The oil-rich emirate had historically pegged the dinar to a basket of currencies before pegging it to the dollar on January 5, 2003 in preparation for single currency in Gulf Cooperation Council states planned for 2010. The value of the dinar immediately jumped from 289.14 fils to the dollar to 288.01 fils on the news.
There are 1,000 fils in one Kuwaiti dinar. Central Bank governor Sheikh Salem Abdul Aziz al-Sabah said in a statement quoted by the state-run KUNA news agency that a sharp decline in the dollar's value had a negative impact on the Kuwaiti economy in the past two years. "In spite of efforts taken by the central bank to reduce the impact of the dollar's decline against other currencies... it resulted in a drop in the dinar's purchasing power against other international currencies," he said.
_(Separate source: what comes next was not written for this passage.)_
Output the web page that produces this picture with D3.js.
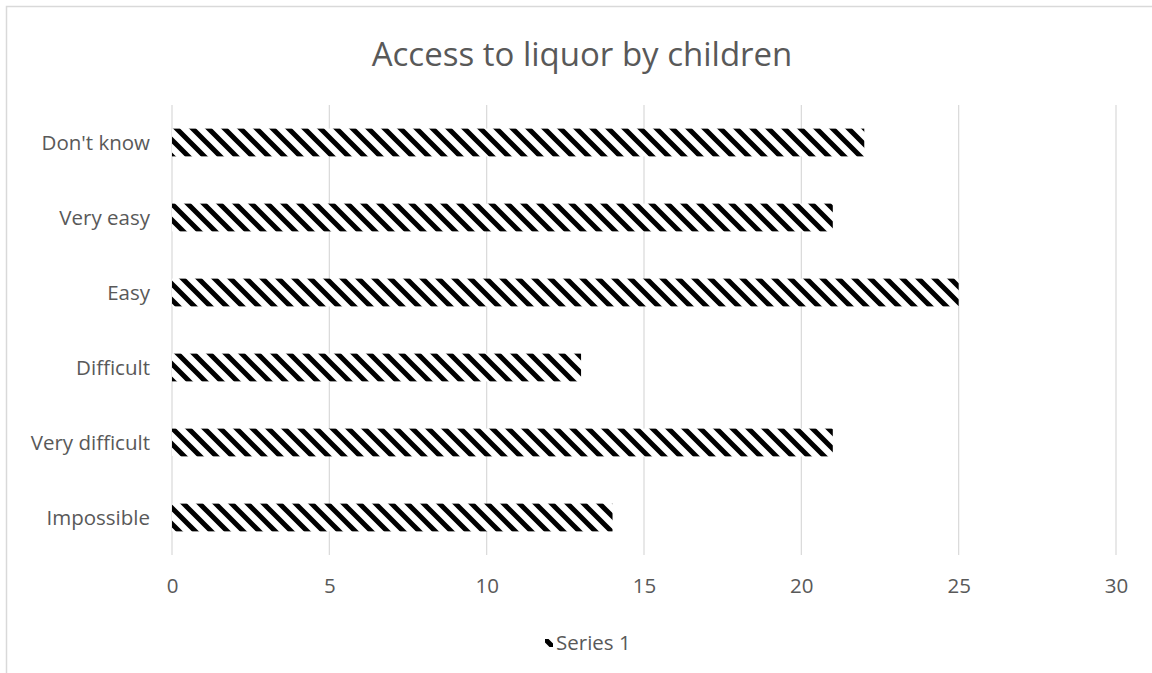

"That contributed to a rise in the domestic inflation rate and accordingly this step comes as part of efforts to reduce inflationary pressures on the local economy." When Kuwait switched to the dollar peg in 2003 it set the exchange rate at 299.63 fils but allowed it to fluctuate 3.5 percent. The margins were set between a maximum of 310.11 fils and a minimum of 289.14 fils, a level reached last year following the sharp drop of the dollar against major international currencies.
Sheikh Salem said the switch would provide more flexibility in setting the exchange rate, thus boosting the ability of the domestic economy to "absorb the impact of sharp fluctuations in the exchange rates of major currencies." Kuwaiti economist Hajjaj Bukhdour said the decision would help reduce "imported inflation." "The decision will effectively reduce the value Kuwait pays for its imports from countries other than the United States, thus reducing the rate of imported inflation," Bukhdour told AFP.
The planning ministry said last week that the inflation rate reached 5.1 percent in the first quarter compared to 3.1 percent last year, but Bukhdour said he believed the actual rate was higher than eight percent. Sheikh Salem reiterated Kuwait's commitment to plans for a single currency among the six members of the GCC. "Until completing all technical, legislative and institutional requirements for the GCC monetary union and single currency, the Central Bank of Kuwait will continue to peg the dinar against a basket of currencies," he said. Bukhdour said Kuwait's measure reflected difficulties faced by the alliance to achieve their target by 2010, especially after Oman had announced it would not be able to meet the target date.
The GCC, which groups energy-rich Bahrain, Kuwait, Oman, Qatar, United Arab Emirates and Saudi Arabia, have agreed to a number of monetary union criteria but failed to reach a consensus on a number of key issues. The main stumbling blocks include agreement on inflation rate, which has soared in Qatar and UAE and the lack of political willingness by member states to relinquish part of their independence in favour of a single currency.